Exercise objective: Print the lines of the listing below verbatim from its first line through the line bearing "x_max, y_max = 119.6, 99.75". Any pictures are to be omitted.

Provided entries:
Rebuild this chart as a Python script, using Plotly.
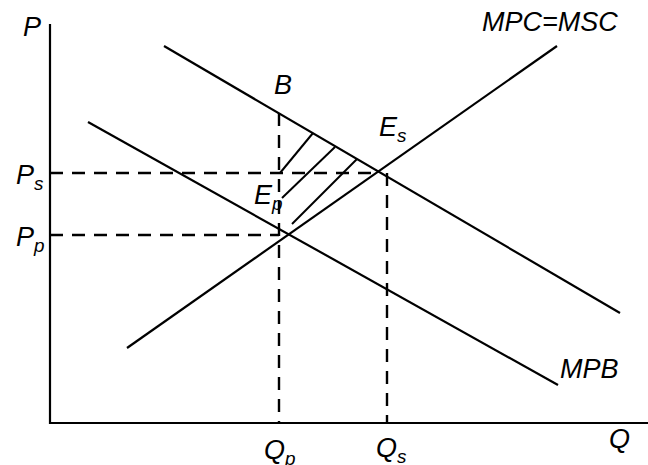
import plotly.graph_objects as go

# Curve endpoints (Q, P) in diagram units
msb_q = [22.8, 114.0]
msb_p = [94.25, 27.5]
mpb_q = [7.6, 101.6]
mpb_p = [75.25, 9.5]
mpc_q = [15.4, 101.4]
mpc_p = [18.75, 94.25]

# Key levels
Qp, Qs = 45.8, 67.4
Pp, Ps = 47.0, 62.5
B_p = 77.5
Ep = (47.2, 47.25)
Es = (66.0, 62.5)

# Hatch segments (start Q, start P, end Q, end P)
hatch = [
    (52.6, 72.5, 46.0, 62.5),
    (57.0, 69.0, 46.4, 56.25),
    (61.4, 66.0, 48.4, 49.75),
]

x_max, y_max = 119.6, 99.75

fig = go.Figure()
line = dict(color="black", width=2.2)
dash = dict(color="black", width=2.4, dash="13px,9px")

# axes
fig.add_trace(go.Scatter(x=[0, 0, x_max], y=[y_max, 0, 0], mode="lines", line=line))
# curves
fig.add_trace(go.Scatter(x=msb_q, y=msb_p, mode="lines", line=line))
fig.add_trace(go.Scatter(x=mpb_q, y=mpb_p, mode="lines", line=line))
fig.add_trace(go.Scatter(x=mpc_q, y=mpc_p, mode="lines", line=line))
# dashed guides
fig.add_trace(go.Scatter(x=[0, Es[0]], y=[Ps, Ps], mode="lines", line=dash))
fig.add_trace(go.Scatter(x=[0, Qp], y=[Pp, Pp], mode="lines", line=dash))
fig.add_trace(go.Scatter(x=[Qp, Qp], y=[B_p, 0], mode="lines", line=dash))
fig.add_trace(go.Scatter(x=[Qs, Qs], y=[Ps, 0], mode="lines", line=dash))
# hatching
for (q0, p0, q1, p1) in hatch:
    fig.add_trace(go.Scatter(x=[q0, q1], y=[p0, p1], mode="lines",
                             line=dict(color="black", width=2)))

font = dict(family="Liberation Sans, Arial, sans-serif", size=27, color="black")
labels = [
    (-3.6, 99.0, "<i>P</i>"),
    (-4.0, 61.5, "<i>P<sub>s</sub></i>"),
    (-4.0, 46.0, "<i>P<sub>p</sub></i>"),
    (46.6, 84.5, "<i>B</i>"),
    (68.5, 73.5, "<i>E<sub>s</sub></i>"),
    (43.6, 56.5, "<i>E<sub>p</sub></i>"),
    (46.0, -7.2, "<i>Q<sub>p</sub></i>"),
    (68.2, -6.8, "<i>Q<sub>s</sub></i>"),
    (113.8, -4.0, "<i>Q</i>"),
    (100.0, 100.2, "<i>MPC=MSC</i>"),
    (107.8, 13.6, "<i>MPB</i>"),
]
for (x, y, t) in labels:
    fig.add_annotation(x=x, y=y, text=t, showarrow=False, font=font, xanchor="center")

fig.update_layout(
    width=648, height=465,
    margin=dict(l=0, r=0, t=0, b=0),
    paper_bgcolor="white", plot_bgcolor="white",
    showlegend=False,
    xaxis=dict(range=[-10, x_max], visible=False, fixedrange=True),
    yaxis=dict(range=[-10.5, 105.75], visible=False, fixedrange=True),
)

fig.write_html("out.html", config={"displayModeBar": False},
               post_script="document.body.style.margin='0';document.body.style.overflow='hidden';")
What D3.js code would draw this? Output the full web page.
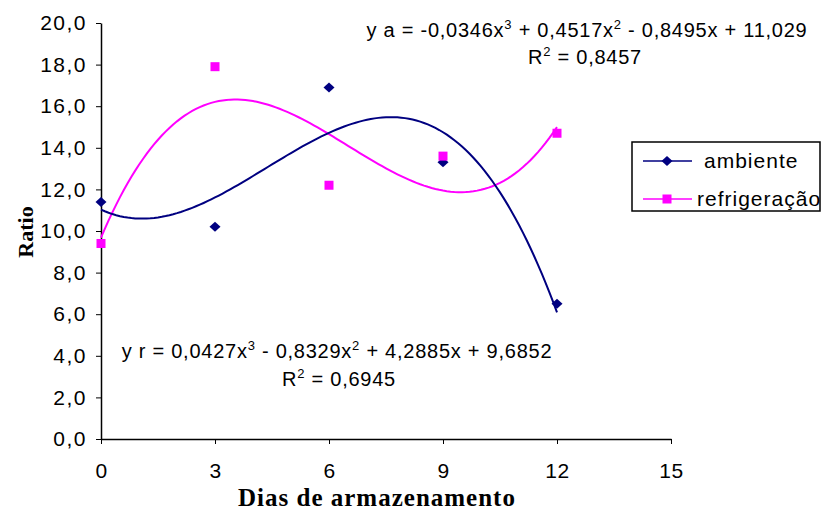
<!DOCTYPE html>
<html>
<head>
  <style>
  body { margin: 0; background: #fff; }
  svg text { font-family: "Liberation Sans", Arial, sans-serif; fill: #000; }
  .axis path, .axis line { stroke: #000; }
  .title { font-family: "Liberation Serif", "Times New Roman", serif !important; font-weight: bold; }
  .eq { font-size: 20px; letter-spacing: 0.75px; }
  </style>
</head>
<body>
  <div id="chart"></div>
  <script src="https://d3js.org/d3.v7.min.js"></script>
  <script>
  // data
  var days = [0, 3, 6, 9, 12];
  var ambiente = [11.4, 10.2, 16.9, 13.3, 6.5];
  var refrigeracao = [9.4, 17.9, 12.2, 13.6, 14.7];
  // trendline coefficients as printed on the chart (x^3, x^2, x, c)
  var coefA = [-0.0346, 0.4517, -0.8495, 11.029];
  var coefR = [0.0427, -0.8329, 4.2885, 9.6852];
  var xTicks = [0, 3, 6, 9, 12, 15];
  var yTicks = [0, 2, 4, 6, 8, 10, 12, 14, 16, 18, 20];

  var W = 821, H = 512;
  var svg = d3.select("#chart").append("svg").attr("width", W).attr("height", H);

  var x = d3.scaleLinear().domain([0, 15]).range([101, 671]);
  var y = d3.scaleLinear().domain([0, 20]).range([439, 23]);
  var fmt = function(d){ return d.toFixed(1).replace(".", ","); };

  var yAxis = svg.append("g").attr("class", "axis")
      .attr("transform", "translate(" + x(0) + ",0)")
      .call(d3.axisLeft(y).tickValues(yTicks).tickFormat(fmt).tickSize(5).tickSizeOuter(0).tickPadding(9));
  yAxis.selectAll("text").style("font-size", "21px").style("letter-spacing", "1.5px");

  var xAxis = svg.append("g").attr("class", "axis")
      .attr("transform", "translate(0," + y(0) + ")")
      .call(d3.axisBottom(x).tickValues(xTicks).tickSize(5).tickSizeOuter(0).tickPadding(19));
  xAxis.selectAll("text").style("font-size", "21px").style("letter-spacing", "0.5px");
  svg.selectAll(".axis path").attr("stroke-width", 1.5);

  svg.append("text").attr("class", "title")
      .attr("x", 377).attr("y", 506).attr("text-anchor", "middle")
      .style("font-size", "25px").style("letter-spacing", "1px")
      .text("Dias de armazenamento");
  svg.append("text").attr("class", "title")
      .attr("transform", "translate(33,232) rotate(-90)").attr("text-anchor", "middle")
      .style("font-size", "22px")
      .text("Ratio");

  function poly(c, t){ return ((c[0] * t + c[1]) * t + c[2]) * t + c[3]; }
  var steps = d3.range(0, 12.001, 0.1);

  function trend(c, color){
    svg.append("path")
        .datum(steps)
        .attr("fill", "none").attr("stroke", color).attr("stroke-width", 2)
        .attr("d", d3.line().x(function(t){ return x(t); }).y(function(t){ return y(poly(c, t)); }));
  }
  trend(coefR, "#ff00ff");
  trend(coefA, "#000080");

  // Excel-style diamond, a bit wider than tall
  var wideDiamond = {
    draw: function(ctx){
      ctx.moveTo(0, -5); ctx.lineTo(5.5, 0); ctx.lineTo(0, 5); ctx.lineTo(-5.5, 0); ctx.closePath();
    }
  };
  var diamond = d3.symbol().type(wideDiamond);
  svg.selectAll(".pa").data(days).enter().append("path")
      .attr("transform", function(d, i){ return "translate(" + x(d) + "," + y(ambiente[i]) + ")"; })
      .attr("d", diamond).attr("fill", "#000080");
  svg.selectAll(".pr").data(days).enter().append("rect")
      .attr("x", function(d){ return x(d) - 4.5; })
      .attr("y", function(d, i){ return y(refrigeracao[i]) - 4.5; })
      .attr("width", 9).attr("height", 9).attr("fill", "#ff00ff");

  // equations
  function sup(s){ return "<tspan dy='-8' font-size='13'>" + s + "</tspan>"; }
  function back(s){ return "<tspan dy='8'>" + s + "</tspan>"; }
  svg.append("text").attr("class", "eq").attr("x", 587).attr("y", 37).attr("text-anchor", "middle")
      .html("y a = -0,0346x" + sup("3") + back(" + 0,4517x") + sup("2") + back(" - 0,8495x + 11,029"));
  svg.append("text").attr("class", "eq").attr("x", 585).attr("y", 64).attr("text-anchor", "middle")
      .html("R" + sup("2") + back(" = 0,8457"));
  svg.append("text").attr("class", "eq").attr("x", 337).attr("y", 358).attr("text-anchor", "middle")
      .html("y r = 0,0427x" + sup("3") + back(" - 0,8329x") + sup("2") + back(" + 4,2885x + 9,6852"));
  svg.append("text").attr("class", "eq").attr("x", 339).attr("y", 386).attr("text-anchor", "middle")
      .html("R" + sup("2") + back(" = 0,6945"));

  // legend
  var lg = svg.append("g");
  lg.append("rect").attr("x", 632).attr("y", 142).attr("width", 188).attr("height", 69)
      .attr("fill", "#fff").attr("stroke", "#000").attr("stroke-width", 1.5);
  var items = [{name: "ambiente", color: "#000080", y: 161, tx: 704}, {name: "refrigeração", color: "#ff00ff", y: 199, tx: 697}];
  items.forEach(function(d, i){
    lg.append("line").attr("x1", 643).attr("x2", 692).attr("y1", d.y).attr("y2", d.y)
        .attr("stroke", d.color).attr("stroke-width", 1.5);
    if (i == 0) {
      lg.append("path").attr("transform", "translate(667," + d.y + ")").attr("d", diamond).attr("fill", d.color);
    } else {
      lg.append("rect").attr("x", 662.5).attr("y", d.y - 4.5).attr("width", 9).attr("height", 9).attr("fill", d.color);
    }
    lg.append("text").attr("x", d.tx).attr("y", d.y + 7).style("font-size", "21px").style("letter-spacing", "1px").text(d.name);
  });
  </script>
</body>
</html>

Correct response:
Rebuild this chart as a Python script, using Plotly.
import plotly.graph_objects as go

# Curve endpoints (Q, P) in diagram units
msb_q = [22.8, 114.0]
msb_p = [94.25, 27.5]
mpb_q = [7.6, 101.6]
mpb_p = [75.25, 9.5]
mpc_q = [15.4, 101.4]
mpc_p = [18.75, 94.25]

# Key levels
Qp, Qs = 45.8, 67.4
Pp, Ps = 47.0, 62.5
B_p = 77.5
Ep = (47.2, 47.25)
Es = (66.0, 62.5)

# Hatch segments (start Q, start P, end Q, end P)
hatch = [
    (52.6, 72.5, 46.0, 62.5),
    (57.0, 69.0, 46.4, 56.25),
    (61.4, 66.0, 48.4, 49.75),
]

x_max, y_max = 119.6, 99.75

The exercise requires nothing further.